Currently on display is the exhibition “Flowers, Vases, Lights and Space,” 15 limited-edition works by well-known masters of glass art from France, Italy, Sweden, Australia, Germany, Korea, Britain and the United States.
The gallery’s director, Kim Hyo-jung, attests to the pieces being true works of art by artists, not crafts by craftsmen.
“Glass art is still new in this country, and I’m embarrassed when visitors refer to these priceless works as just crafts or when young students say they specialize in blown glass. They need to learn what glass art really is,” Ms. Kim said.
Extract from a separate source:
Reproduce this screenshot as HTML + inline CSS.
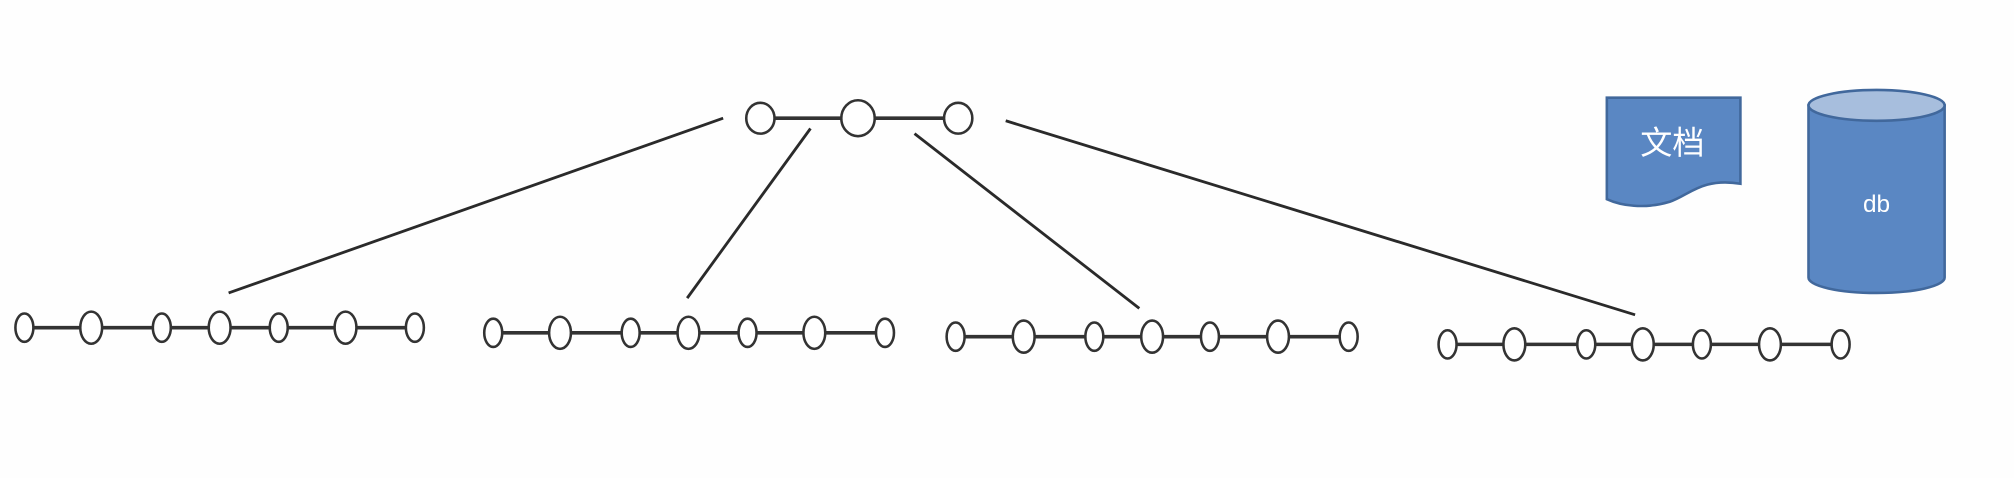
<!DOCTYPE html>
<html><head><meta charset="utf-8"><style>
html,body{margin:0;padding:0;background:#fefefe;width:2014px;height:478px;overflow:hidden}
svg{display:block}
</style></head><body>
<svg id="chart" width="2014" height="478" viewBox="0 0 1568 372" preserveAspectRatio="none" xmlns="http://www.w3.org/2000/svg">
<g id="edges"></g>
<g id="nodes"></g>
<g>
<path d="M1251,76 L1355,76 L1355,143 C1325,138 1315,152 1300,157 C1280,163 1262,160 1251,155 Z" fill="#5a87c3" stroke="#41689c" stroke-width="2"/>
<text x="1302" y="120" fill="#fff" font-size="25" text-anchor="middle" font-family="'Liberation Sans','Noto Sans CJK SC',sans-serif">文档</text>
</g>
<g>
<path d="M1408,82 L1408,216 A53,12 0 0 0 1514,216 L1514,82 Z" fill="#5a87c3" stroke="#41689c" stroke-width="2"/>
<ellipse cx="1461" cy="82" rx="53" ry="12" fill="#a7bedd" stroke="#41689c" stroke-width="2"/>
<text x="1461" y="165" fill="#fff" font-size="19" text-anchor="middle" font-family="'Liberation Sans',sans-serif">db</text>
</g>
</svg>
<script>
const topKeysX = [592, 668, 746];
const topY = 92;
const leafRowsX = [
  [19, 71, 126, 171, 217, 269, 323],
  [384, 436, 491, 536, 582, 634, 689],
  [744, 797, 852, 897, 942, 995, 1050],
  [1127, 1179, 1235, 1279, 1325, 1378, 1433]
];
const leafRowsY = [255, 259, 262, 268];
const edgeStarts = [[563, 92], [631, 100], [712, 104], [783, 94]];
const edgeEnds = [[178, 228], [535, 232], [887, 240], [1273, 245]];

const NS = 'http://www.w3.org/2000/svg';
const edges = document.getElementById('edges');
const nodes = document.getElementById('nodes');
function mk(tag, attrs, parent) {
  const e = document.createElementNS(NS, tag);
  for (const k in attrs) e.setAttribute(k, attrs[k]);
  parent.appendChild(e);
  return e;
}
edgeStarts.forEach((s, i) => {
  const l = mk('line', {x1: s[0], y1: s[1], x2: edgeEnds[i][0], y2: edgeEnds[i][1], stroke: '#2a2a2a', 'stroke-width': 2.2}, edges);
  
  
});
function chain(xs, y, rx, ry, big) {
  for (let i = 0; i < xs.length - 1; i++) {
    const l = mk('line', {x1: xs[i], y1: y, x2: xs[i + 1], y2: y, stroke: '#333', 'stroke-width': 2.8}, nodes);
    
    
  }
  xs.forEach((x, i) => {
    const b = big(i);
    const e = mk('ellipse', {cx: x, cy: y, rx: rx + b, ry: ry + b, fill: '#fff', stroke: '#333', 'stroke-width': 2}, nodes);
    
    
  });
}
chain(topKeysX, topY, 11, 12, i => i === 1 ? 2 : 0);
leafRowsX.forEach((xs, r) => chain(xs, leafRowsY[r], 7, 11, i => i % 2 === 1 ? 1.5 : 0));
</script>
</body></html>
Her mission is to educate the public and students alike, so she’s glad that her gallery is not located in the Insa-dong or Cheongdam-dong gallery rows.
“We have invited only a small number of potential clients and students, so they can have time and space to appreciate the art pieces.”
Pointing to an abstract piece made with a transparent glass strip that resembles a man’s face, Ms. Kim said, “The subtle shadow behind the man’s face is as alluring as the sculpture itself. Because of the glass’s transparent quality, light becomes a critical element.”
The point of the exhibition also lies in the curator’s idea that glass art can exist not just as an individual artistic sculpture, but a functional objet d’art and a component of spatial art.
She creates home- or office-like settings with the pieces ― putting artificial flowers, for instance, into vases of various colors, sizes and shapes.
In one corner, a series of tarnished silver vases is placed on a long, low-rise wooden console, above which hangs a series of silver glass panels. The vases, “Untitled” (2001), are by the Korean glass artist Kim Joon-yong; the panels, titled “Stratus” (2003), by the American artist Nicole Chesney.
According to Ms. Kim, mist or drops of water are often used as imagery in Chesney’s works. Through numerous raised dots on a series of rectangular silver glass frames, “Stratus” depicts a fine vapor rising atop the ocean surface.
Another such nature-themed work by a Korean artist was arranged with flower vases, incorporating fallen leaves whose fine lines are etched on a sterling silver film glazed on the vases’ surface. To this, the Apgujeong-dong florist Lee Suk-jin added a bundle of curly willow branches. The wall installation, vases and branches together create a minimalist and artistic space, subtly Asian in style.
The British artist Neil Wilkin’s work “Raindrops” (2003) is set against a red panel to create a vivid contrast of colors and shape at the gallery; however, the work is meant to be installed outdoors amid live trees and flowers to create beautiful glass raindrops or icicles that reflect light.
The German artist Ursula Huber’s piece “Ego” (2003), made with royal blue frosted glass, is in the abstracted form of a human head, which makes for a powerful presentation on its own.
For those with an interest in glass art, here’s another attraction: The exhibition of Czech crystal at Seoul Arts Center, which Ms. Kim says is creating some synergy to help educate the public about glass art in Korea.
“The works on display are extremely beautiful and impressive, but again, Koreans misrepresented such great artworks as ‘crafts’ in the title.” Ms. Kim said.
“Czech Crystal Arts and Craft” is running until Sept. 5 at Hangaram Art Museum at Seoul Arts Center; call (02) 539-9789 for information.
by Ines Cho
The exhibition “Flowers, Vases, Lights and Space” is running until August 31. Gallery Sklo is located near Yaksu station, lines No. 3 and 6, Exit 3. From the exit, walk toward Cheonggu station, turn right at Cheonggu 5-gil and walk up about 500 meters.